On July 4, 2026, the United States marks 250 years since the signing of the Declaration of Independence — a milestone historians call the Semiquincentennial. It is a fitting moment to look at what we still make with our own hands, in our own towns, and to celebrate the small companies keeping domestic craft alive.

Why 250 matters

A quarter millennium is long enough to try nearly everything. We have offshored, reshored, automated, unionized, deregulated, and rebuilt. What remains — the shops, mills, foundries, and studios still operating on American soil — represents a deliberate choice by owners and workers to keep the knowledge here.

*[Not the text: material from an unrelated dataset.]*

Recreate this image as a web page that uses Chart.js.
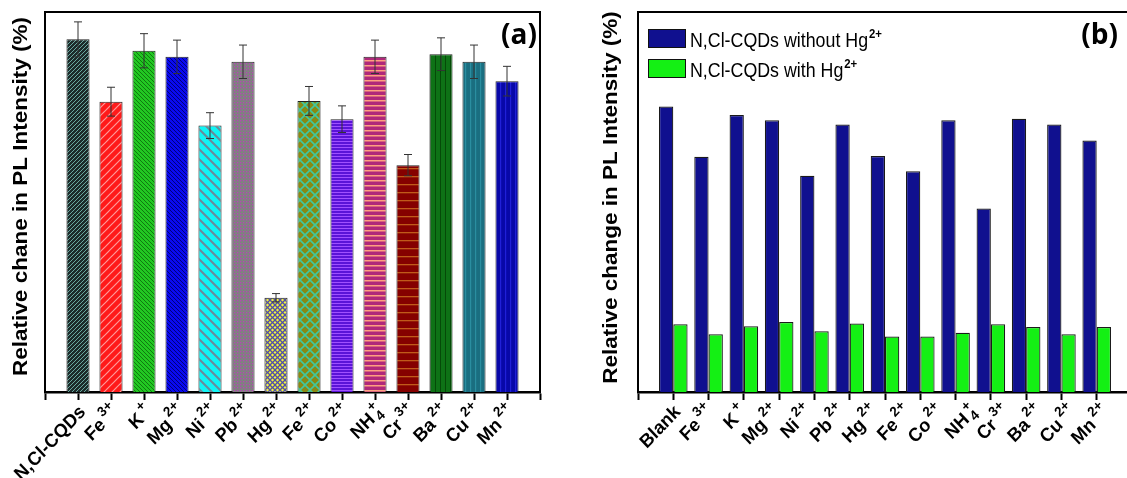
<!DOCTYPE html>
<html><head><meta charset="utf-8">
<script src="https://cdn.jsdelivr.net/npm/chart.js@4.4.1/dist/chart.umd.min.js"></script>
<style>
html,body{margin:0;padding:0;overflow:hidden;background:#fff;width:1127px;height:478px;}
#ca{position:absolute;left:0;top:0;}
#cb{position:absolute;left:590px;top:0;}
</style></head><body>
<canvas id="ca" width="545" height="478"></canvas>
<canvas id="cb" width="545" height="478"></canvas>
<script>
// ---------------- DATA ----------------
// Panel (a)
const categoriesA = ['N,Cl-CQDs','Fe^3+','K^+','Mg^2+','Ni^2+','Pb^2+','Hg^2+','Fe^2+','Co^2+','NH_4^+','Cr^3+','Ba^2+','Cu^2+','Mn^2+'];
const valuesA = [92.8, 76.4, 89.8, 88.2, 70.1, 86.9, 24.8, 76.6, 71.8, 88.2, 59.7, 88.9, 86.9, 81.8];
const errorsA = [4.6, 3.8, 4.5, 4.4, 3.4, 4.4, 1.1, 3.8, 3.5, 4.4, 2.8, 4.3, 4.4, 3.9];
const yTitleA = 'Relative chane in PL Intensity (%)';
// Panel (b)
const groupsB = ['Blank','Fe^3+','K^+','Mg^2+','Ni^2+','Pb^2+','Fe^2+','Co^2+','NH_4^+','Cr^3+','Ba^2+','Cu^2+','Mn^2+'];
const tickLabelsB = ['Blank','Fe^3+','K^+','Mg^2+','Ni^2+','Pb^2+','Hg^2+','Fe^2+','Co^2+','NH_4^+','Cr^3+','Ba^2+','Cu^2+','Mn^2+'];
const withoutHgB = [75.1, 61.9, 72.9, 71.5, 56.9, 70.4, 62.1, 58.1, 71.5, 48.3, 71.9, 70.4, 66.2];
const withHgB = [17.8, 15.2, 17.3, 18.4, 16.0, 18.0, 14.6, 14.6, 15.6, 17.8, 17.1, 15.2, 17.1];
const seriesNamesB = ['N,Cl-CQDs without Hg^2+', 'N,Cl-CQDs with Hg^2+'];
const yTitleB = 'Relative change in PL Intensity (%)';

// ---------------- STYLES ----------------
const FAM = "'Liberation Sans', Arial, sans-serif";
const fnt = (w, s, fam) => `${w} ${s}px ${fam || FAM}`;
const patternSpecsA = [
  {t:'fwd',  bg:'#1c2b2a', fg:'#6aa8a0', n:4, lw:1},
  {t:'fwd',  bg:'#ff1a1a', fg:'#ff9a9a', n:8, lw:1.2},
  {t:'back', bg:'#22c822', fg:'#0f7a0f', n:4, lw:1},
  {t:'back', bg:'#0a0af0', fg:'#00007a', n:4, lw:1},
  {t:'back', bg:'#10f5f5', fg:'#6a8a9a', n:10, lw:2},
  {t:'dot',  bg:'#808080', fg:'#b844b8', n:3, d:1.3},
  {t:'cross',bg:'#f5f53a', fg:'#5050a8', n:5, lw:1.3},
  {t:'cross',bg:'#8a8a12', fg:'#40c8a0', n:10, lw:1.6},
  {t:'horiz',bg:'#5a14d8', fg:'#a050ff', n:3, lw:1},
  {t:'horiz',bg:'#b0287a', fg:'#ffa080', n:5, lw:1.5},
  {t:'horiz',bg:'#850000', fg:'#c05a1a', n:8, lw:1.3},
  {t:'vert', bg:'#0e7216', fg:'#054a08', n:5, lw:1},
  {t:'vert', bg:'#1a6e80', fg:'#2a8ea0', n:5, lw:1.2},
  {t:'vert', bg:'#0808a8', fg:'#2020d8', n:5, lw:1.2}
];
function makePattern(s){
  const n = s.n, c = document.createElement('canvas');
  c.width = n; c.height = n;
  const g = c.getContext('2d');
  g.fillStyle = s.bg; g.fillRect(0,0,n,n);
  g.strokeStyle = s.fg; g.fillStyle = s.fg; g.lineWidth = s.lw || 1;
  const L = (a,b,c2,d) => { g.beginPath(); g.moveTo(a,b); g.lineTo(c2,d); g.stroke(); };
  const fwd = () => { L(-1,1,1,-1); L(0,n,n,0); L(n-1,n+1,n+1,n-1); };
  const back = () => { L(-1,n-1,1,n+1); L(0,0,n,n); L(n-1,-1,n+1,1); };
  if (s.t === 'fwd') fwd();
  else if (s.t === 'back') back();
  else if (s.t === 'cross') { fwd(); back(); }
  else if (s.t === 'horiz') g.fillRect(0,0,n,s.lw);
  else if (s.t === 'vert') g.fillRect(0,0,s.lw,n);
  else if (s.t === 'dot') g.fillRect(0,0,s.d,s.d);
  return g.createPattern(c,'repeat');
}

// ---------------- RICH TEXT ----------------
function parseRich(s){ const m = s.match(/^([^_^]*)(?:_([^^]*))?(?:\^(.*))?$/); return {base:m[1], sub:m[2]||'', sup:m[3]||''}; }
function drawRich(ctx, s, x, y, f, align){
  const p = parseRich(s);
  ctx.font = fnt(f.weight, f.size);
  const w = ctx.measureText(p.base).width;
  const ss = f.size * f.supScale;
  ctx.font = fnt(f.supWeight || f.weight, ss);
  const w2 = (p.sub || p.sup) ? Math.max(ctx.measureText(p.sub).width, ctx.measureText(p.sup).width) : 0;
  const total = w + (w2 ? w2 + f.gap : 0);
  const x0 = align === 'right' ? x - total : x;
  ctx.textAlign = 'left'; ctx.textBaseline = 'alphabetic';
  ctx.font = fnt(f.weight, f.size);
  ctx.fillText(p.base, x0, y);
  ctx.font = fnt(f.supWeight || f.weight, ss);
  const xs = x0 + w + f.gap;
  if (p.sup) ctx.fillText(p.sup, xs, y - f.size * f.supRise);
  if (p.sub) ctx.fillText(p.sub, xs, y + f.size * f.subDrop);
}
const tickFont = {weight:'bold', size:19, supScale:0.74, supRise:0.48, subDrop:0.22, gap:3};

function richTicks(labels, scaleId, dx, dy, sx){
  return { id:'richTicks', afterDraw(chart){
    const ctx = chart.ctx, sc = chart.scales[scaleId], xs = chart.scales.x;
    ctx.save(); ctx.fillStyle = '#000';
    labels.forEach((lab, i) => {
      const px = sc.getPixelForValue(i + 1);
      ctx.save();
      ctx.translate(px + dx, xs.top + dy);
      ctx.scale(sx, 1);
      ctx.rotate(-Math.PI / 4);
      drawRich(ctx, lab, 0, tickFont.size * 0.35, tickFont, 'right');
      ctx.restore();
    });
    ctx.restore();
  }};
}
function yTitle(text, baseOff, dyc){
  return { id:'yTitle', afterDraw(chart){
    const {ctx, chartArea:a} = chart;
    ctx.save();
    ctx.translate(a.left - baseOff, (a.top + a.bottom) / 2 + dyc);
    ctx.scale(0.9, 1);
    ctx.rotate(-Math.PI / 2);
    ctx.fillStyle = '#000'; ctx.font = fnt('bold', 22.5);
    ctx.textAlign = 'center'; ctx.textBaseline = 'alphabetic';
    ctx.fillText(text, 0, 0);
    ctx.restore();
  }};
}
function frame(tag, tagRight){
  return { id:'frame', afterDraw(chart){
    const {ctx, chartArea:a} = chart;
    ctx.save();
    ctx.strokeStyle = '#000'; ctx.lineWidth = 2;
    ctx.beginPath(); ctx.moveTo(a.left, a.top); ctx.lineTo(a.right, a.top); ctx.lineTo(a.right, a.bottom); ctx.stroke();
    ctx.fillStyle = '#000'; ctx.font = fnt('bold', 28, "'Open Sans', sans-serif");
    ctx.textAlign = 'right'; ctx.textBaseline = 'alphabetic';
    ctx.fillText(tag, a.right - tagRight, a.top + 32);
    ctx.restore();
  }};
}
const errorBars = { id:'errorBars', afterDatasetsDraw(chart){
  const ctx = chart.ctx, meta = chart.getDatasetMeta(0), y = chart.scales.y;
  ctx.save(); ctx.strokeStyle = '#333'; ctx.lineWidth = 1;
  valuesA.forEach((v, i) => {
    const el = meta.data[i + 1]; if (!el) return;
    const x = el.x, t = y.getPixelForValue(v + errorsA[i]), b = y.getPixelForValue(v - errorsA[i]);
    ctx.beginPath();
    ctx.moveTo(x, t); ctx.lineTo(x, b);
    ctx.moveTo(x - 4, t); ctx.lineTo(x + 4, t);
    ctx.moveTo(x - 4, b); ctx.lineTo(x + 4, b);
    ctx.stroke();
  });
  ctx.restore();
}};
const legendB = { id:'legendB', afterDraw(chart){
  const {ctx, chartArea:a} = chart;
  const lf = {weight:'normal', supWeight:'bold', size:20, supScale:0.64, supRise:0.45, subDrop:0.2, gap:1};
  ctx.save();
  chart.data.datasets.forEach((ds, i) => {
    const top = a.top + 17 + i * 30;
    ctx.fillStyle = ds.backgroundColor; ctx.fillRect(a.left + 10, top, 38, 19);
    ctx.strokeStyle = '#111'; ctx.lineWidth = 1; ctx.strokeRect(a.left + 10.5, top + 0.5, 37, 18);
    ctx.save();
    ctx.translate(a.left + 52, top + 18);
    ctx.scale(0.89, 1);
    ctx.fillStyle = '#000';
    drawRich(ctx, ds.label, 0, 0, lf, 'left');
    ctx.restore();
  });
  ctx.restore();
}};

// ---------------- CHARTS ----------------
const pad = arr => [null, ...arr, null];
const padLabels = arr => ['', ...arr, ''];

function baseScales(xHeight, yWidth){
  return {
    x: { type:'category', offset:false,
         grid:{display:true, drawOnChartArea:false, drawTicks:true, tickLength:8, tickWidth:2, tickColor:'#000', offset:false},
         border:{display:true, width:2.5, color:'#000'},
         ticks:{display:false},
         afterFit: s => { s.height = xHeight; } },
    y: { min:0, max:100,
         grid:{display:false},
         border:{display:true, width:2, color:'#000'},
         ticks:{display:false},
         afterFit: s => { s.width = yWidth; } }
  };
}

new Chart(document.getElementById('ca'), {
  type:'bar',
  data:{ labels: padLabels(categoriesA),
    datasets:[{ label:'PL', data: pad(valuesA),
      backgroundColor: pad(patternSpecsA.map(makePattern)),
      borderColor:'#222', borderWidth:1, barPercentage:0.7, categoryPercentage:1.0 }] },
  options:{ responsive:false, animation:false, devicePixelRatio:1,
    layout:{ padding:{left:0, right:5, top:12, bottom:0} },
    plugins:{ legend:{display:false}, tooltip:{enabled:false} },
    scales: baseScales(86, 45) },
  plugins:[errorBars, richTicks(categoriesA, 'x', 4, 16, 0.95), yTitle(yTitleA, 18, -5.5), frame('(a)', 3)]
});

const scalesB = baseScales(86, 48);
scalesB.xl = { type:'category', labels: padLabels(tickLabelsB), offset:false, display:false, position:'bottom' };
new Chart(document.getElementById('cb'), {
  type:'bar',
  data:{ labels: padLabels(groupsB),
    datasets:[
      { label: seriesNamesB[0], data: pad(withoutHgB), backgroundColor:'#10108f', borderColor:'#1a1a1a', borderWidth:1.2, barPercentage:1.0, categoryPercentage:0.81 },
      { label: seriesNamesB[1], data: pad(withHgB), backgroundColor:'#14f014', borderColor:'#1a1a1a', borderWidth:1.2, barPercentage:1.0, categoryPercentage:0.81 }
    ] },
  options:{ responsive:false, animation:false, devicePixelRatio:1,
    layout:{ padding:{left:0, right:3, top:12, bottom:0} },
    plugins:{ legend:{display:false}, tooltip:{enabled:false} },
    scales: scalesB },
  plugins:[richTicks(tickLabelsB, 'xl', 6, 16, 0.95), yTitle(yTitleB, 21, -4.5), frame('(b)', 14), legendB]
});
</script>
</body></html>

"The economy of a country is not what it consumes. It is what it can still make."

A saying stitched inside a Pennsylvania hat factory

How to celebrate the Semiquincentennial

  • Buy one gift this year exclusively from a domestic maker — even a small one.
  • Take a factory tour. Many family-run mills and workshops open their doors on July 4 weekend.
  • Fly a flag sewn in the United States, not one imported from overseas.
  • Share a maker's story on social media instead of a discount code.

Where to start

The Made America directory is organized by state and by category so you can find makers close to home. Browse the states to see who is producing in your region, or explore the categories to find American-made apparel, cookware, tools, leather goods, and more.

Whatever you choose, spend the dollar with intention. Two hundred and fifty years of independence is a long time — long enough to remember that a country is built by the people who show up to work every morning and make something real.